"Le philosophe n’obéit ni ne commande. Il cherche à sympathiser » Henri Bergson in La Pensée et le Mouvant
Il serait tentant d’évoquer ici la méticulosité et le souci du détail du travail de Noryuki Muraki, de souligner aussi son rapport à une nature intellectualisée, animaux, plantes, fragmentation colorée ou lumineuse, de rappeler cette intervention minimale où chaque geste semble avoir été mesuré et compté, et comment passer sous silence alors ce goût pour le dessin à l’encre de Chine ?
Mais finalement ce serait peut être rejouer encore, à notre corps défendant, l’aveuglement de l’exotisme.
On l’aura compris Noriyuki est effectivement un artiste japonais.
Et alors ? Car il y a bien plus qu’une spécificité d’origine culturelle dans cette œuvre qui s’adresse à tous et nous parle tant.
En effet, comment nous repérer aujourd’hui dans un monde mouvant qui semble tous les jours donner raison à Bergson, plus qu’à Descartes ?

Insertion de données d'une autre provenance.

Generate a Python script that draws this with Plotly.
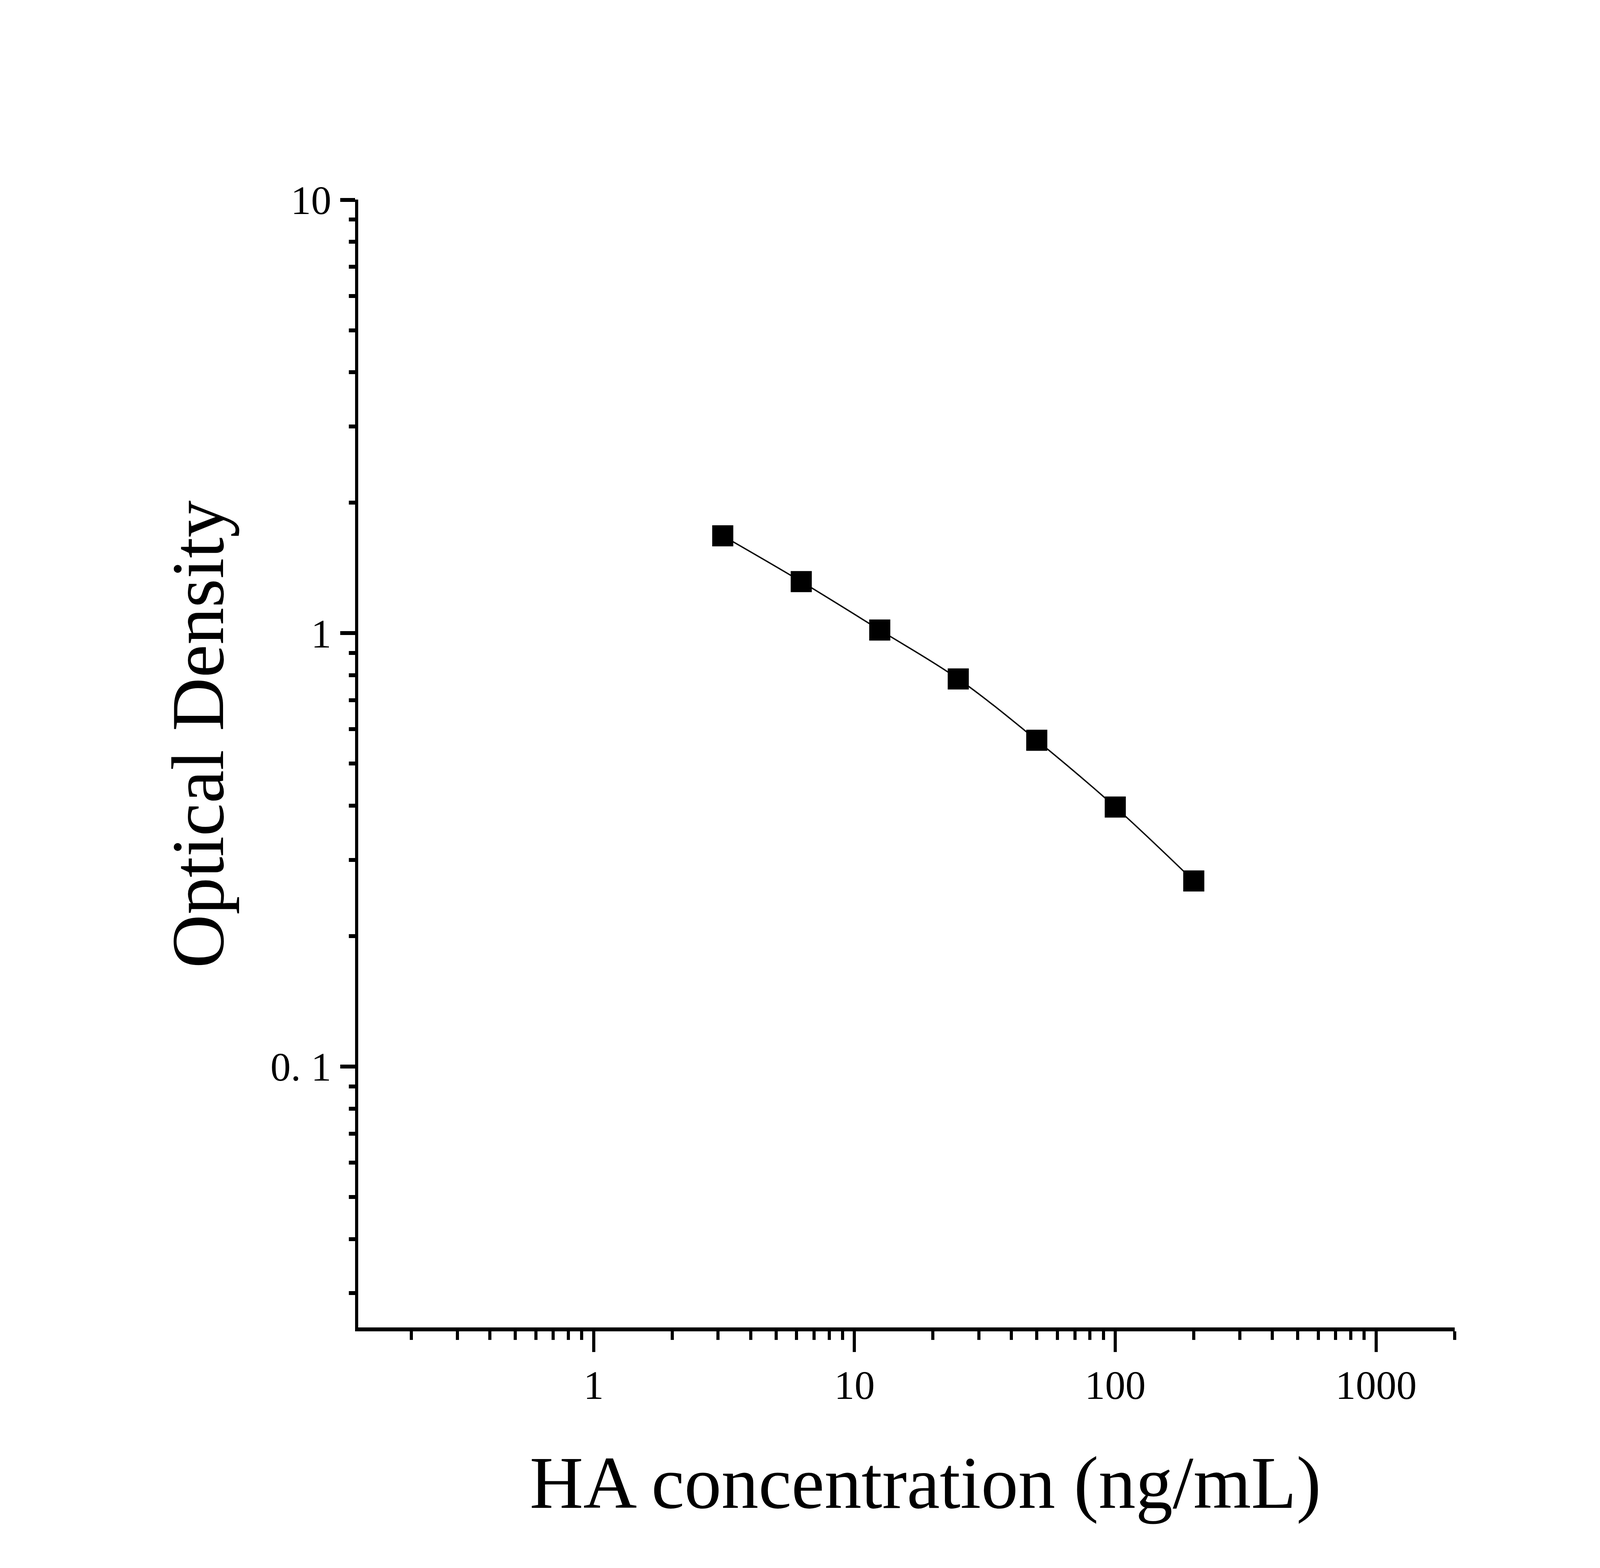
import plotly.graph_objects as go

# standard curve data
concentration = [3.125, 6.25, 12.5, 25, 50, 100, 200]
optical_density = [1.677, 1.315, 1.017, 0.784, 0.566, 0.397, 0.268]

x_tickvals = [1, 10, 100, 1000]
x_ticktext = ["1", "10", "100", "1000"]
y_tickvals = [0.1, 1, 10]
y_ticktext = ["0. 1", "1", "10"]

x_minor = [m * 10 ** e for e in range(-1, 4) for m in range(2, 10)]
y_minor = [m * 10 ** e for e in range(-2, 1) for m in range(2, 10)]

# the browser viewport is 4096 px wide, so fill it and keep the
# reference proportions (5749 x 4015) horizontally
W, H = 4096, 4015
SX = W / 5749
FONT = "Liberation Serif"
TITLE_SIZE = 190
TICK_SIZE = 104

fig = go.Figure()

fig.add_trace(go.Scatter(
    x=concentration,
    y=optical_density,
    mode="lines+markers",
    line=dict(color="black", width=3.5, shape="spline"),
    marker=dict(symbol="square", size=54, color="black"),
    showlegend=False,
))

fig.update_xaxes(
    type="log",
    range=[-0.903, 3.3015],
    showgrid=False, zeroline=False,
    showline=True, linecolor="black", linewidth=10,
    ticks="outside", ticklen=53, tickwidth=8, tickcolor="black",
    tickmode="array", tickvals=x_tickvals, ticktext=x_ticktext,
    tickfont=dict(family=FONT, size=TICK_SIZE, color="black"),
    ticklabelstandoff=-5,
    minor=dict(tickmode="array", tickvals=x_minor, ticks="outside",
               ticklen=22, tickwidth=8, tickcolor="black"),
)
fig.update_yaxes(
    type="log",
    range=[-1.602, 1.0005],
    showgrid=False, zeroline=False,
    showline=True, linecolor="black", linewidth=8,
    ticks="outside", ticklen=round(53 * SX), tickwidth=10, tickcolor="black",
    tickmode="array", tickvals=y_tickvals, ticktext=y_ticktext,
    tickfont=dict(family=FONT, size=TICK_SIZE, color="black"),
    ticklabelstandoff=2,
    minor=dict(tickmode="array", tickvals=y_minor, ticks="outside",
               ticklen=round(23 * SX), tickwidth=10, tickcolor="black"),
)

# axis titles as annotations, to match the original offsets
fig.add_annotation(
    text="HA concentration (ng/mL)",
    xref="paper", yref="paper", x=0.5173, y=-0.138,
    xanchor="center", yanchor="middle", showarrow=False,
    font=dict(family=FONT, size=TITLE_SIZE, color="black"),
)
fig.add_annotation(
    text="Optical Density",
    xref="paper", yref="paper", x=-0.1457, y=0.526,
    xanchor="center", yanchor="middle", showarrow=False, textangle=-90,
    font=dict(family=FONT, size=TITLE_SIZE, color="black"),
)

fig.update_layout(
    width=W,
    height=H,
    margin=dict(l=round(1287 * SX), r=round(522 * SX), t=511, b=616),
    paper_bgcolor="white",
    plot_bgcolor="white",
)

fig.write_html(
    "out.html",
    config={"displayModeBar": False},
    post_script="document.body.style.margin='0';",
)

Morcelé, « en miettes », nos certitudes dogmatiques les plus assurées semblent à l’instar de l’installation de l’artiste : « voler en éclats ».
Le réel tout entier chemine, progresse, s’adapte en abandonnant des pistes, quand il ne fait pas volte face, le tout dans une complexité croissante. « Espace feuilleté », « Théorie des catastrophes », Physique Quantique, autant d’approches épistémologiques déstabilisantes pour qui souhaite s’arrimer aux bonnes vieilles certitudes scientistes fixes et immobiles , évoluant au mieux selon une progression linéaire, quasi historique, en un mot : constante.
A l’inverse, le monde visuel de Noriyuki est avant tout celui d’un jeune homme d’aujourd’hui où les marchés fluctuent, les climats changent comme la géopolitique ou les vérités d’antan.
Or, plutôt que de choisir la voie du renoncement et d’emprunter purement et simplement le chemin de la fantaisie ou de l’ironie cynique ce jeune créateur nous propose de tenter de représenter quand même cette fluidité même du monde, cette « insoutenable légèreté de l’être » dont parlait déjà Milan Kundera, « léger » comme l’inconstance même.
Diffuse, notre perception du vivant que l’on suit à la trace plus qu’on ne l’englobe en le classifiant ; morcelée, la connaissance que nous avons des êtres dont la psychanalyse, entre autre, nous a appris à saisir parfois en creux la teneur de leurs propos ; imaginaire, forcément, toute tentative de cartographie qui immobilise alors qu’elle devrait signifier un monde en perpétuelle évolution. Telles sont en effet les mutations de notre perception d’un mouvant qui ne cesse de nous échapper et dont l’artiste semble vouloir nous parler quand même avec une remarquable rigueur.
En somme, Noriyuki nous incite à appréhender le réel dans sa pluralité et sa vie même, sans le momifier, comme le font si souvent ceux qui, et leur expression dit assez leur erreur, s’entêtent à vouloir le « saisir ».
Le saisir comme pour mieux l’arrêter dans sa course perpétuelle, alors qu’il s’agirait avant tout pour nous de le comprendre sans jamais l’arrêter.
L’œuvre de ce jeune créateur est donc essentiellement contemporaine en ce qu’elle refuse de nous rassurer par des représentations figées en tranquilles assurances mais se mue, au contraire, en entreprise de suivi et d’accompagnement afin de nous faire réfléchir et accepter le caractère éminemment vivant du monde. Toujours en expansion, toujours en évolution.
Il convient donc de nous interroger sur ces éclats de réalité pour se demander s’ils sont le fruit justement d’un éclatement ou le simple instantané d’un mouvement centrifuge, se fuient ils ou se rapprochent ils ?
Et ses dessins qui, semblables à ces colonnes de fourmis, se fraient un passage, opiniâtres et un rien menaçants, et ce, quelle que soient les configurations du bâtiment qu’ils envahissent où nous mène leur course ?
Et enfin, comment se repérer avec de tels tracés géographiques, dans quelle mappemonde nage ce thon cartographié ou ce pays-crevette ? Imagine t on un pays résumé à son alimentation : le japon serait sushi comme nous camembert ?
Rien ne peut plus se présenter comme péremptoire et définitif, les cartes elles mêmes, nous le savons bien, sont brouillées et disent autant le point de vue du cartographe qu’elles ne renseignent réellement sur le pays qu’elles sont sensées représentées.
Ainsi va le réel, la vie et sa connaissance aujourd’hui plus on sait sa vraie nature plus croît en nous le domaine d’incertitude.
Noriyuki est peut être Japonais il est surtout ici scientifique.
Laurent DEVEZE Philosophe, Directeur de Institut Supérieure des Beaux Arts de Besançon/Franche Comté.